Two children with snakes in washtubs
When we reached the village in the lake we saw two children paddling their washtubs towards us. This was wierd enough but then we saw that they also had snakes. I shudder to think about the animal welfare implications...
Tonlé Sap, Cambodia’s Great Lake, lies south of Siem Reap. It is the largest freshwater lake in South East Asia and is an ecological hot spot that was designated as a UNESCO biosphere in 1997.
The Tonlé Sap is unusual for two reasons: its flow changes direction twice a year, and the portion that forms the lake expands and shrinks dramatically with the seasons. From November to May, Cambodia's dry season, the Tonlé Sap drains into the Mekong River at Phnom Penh. However, when the year's heavy rains begin in June, the Tonlé Sap backs up to form an enormous lake. For most of the year the lake is relatively small, around one meter deep and with an area of 2,700 square km. During the monsoon season, however, the Tonlé Sap river, which connects the lake with the Mekong, reverses its flow. Water is pushed up from the Mekong into the lake, increasing its area to 16,000 square km and its depth to up to nine meters, flooding nearby fields and forests.
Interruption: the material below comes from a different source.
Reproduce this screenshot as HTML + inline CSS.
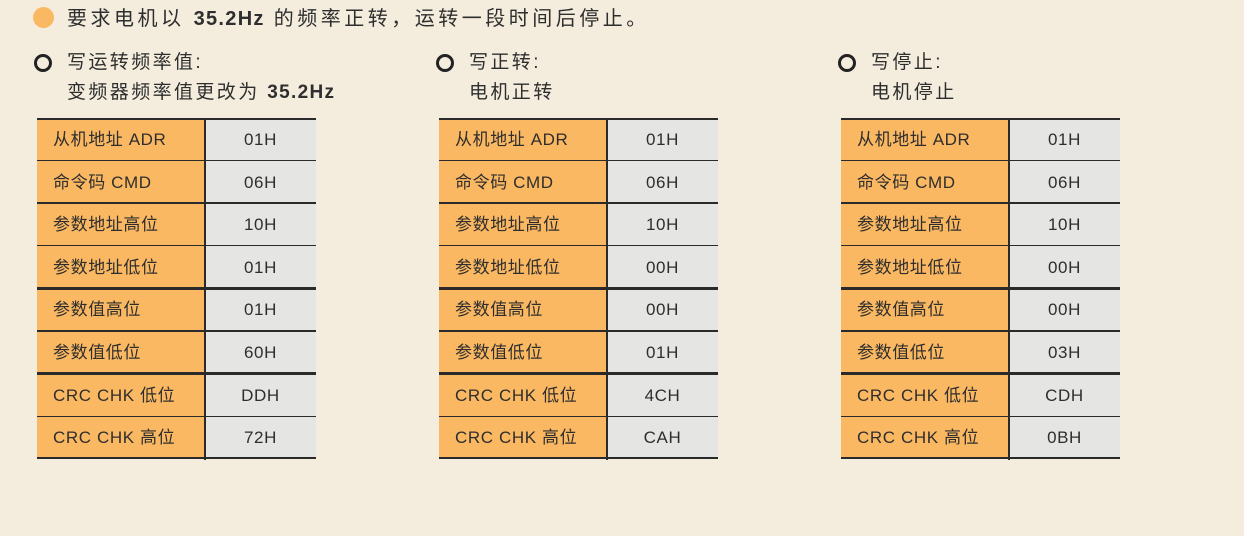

It was a great trip. We set off down the river in a long tailed boat and passed numerous houses built on tall stilts until we arrived at the floating village on the edge of the lake which is home to many ethnic Vietnamese people. Once at the village we stopped off at a large floating shop/restaurant, looked at the farmed crocodiles and had a drink. We were approached by children paddling washtubs and holding snakes!
We enjoyed seeing another side of Siem Reap – it’s not only temples!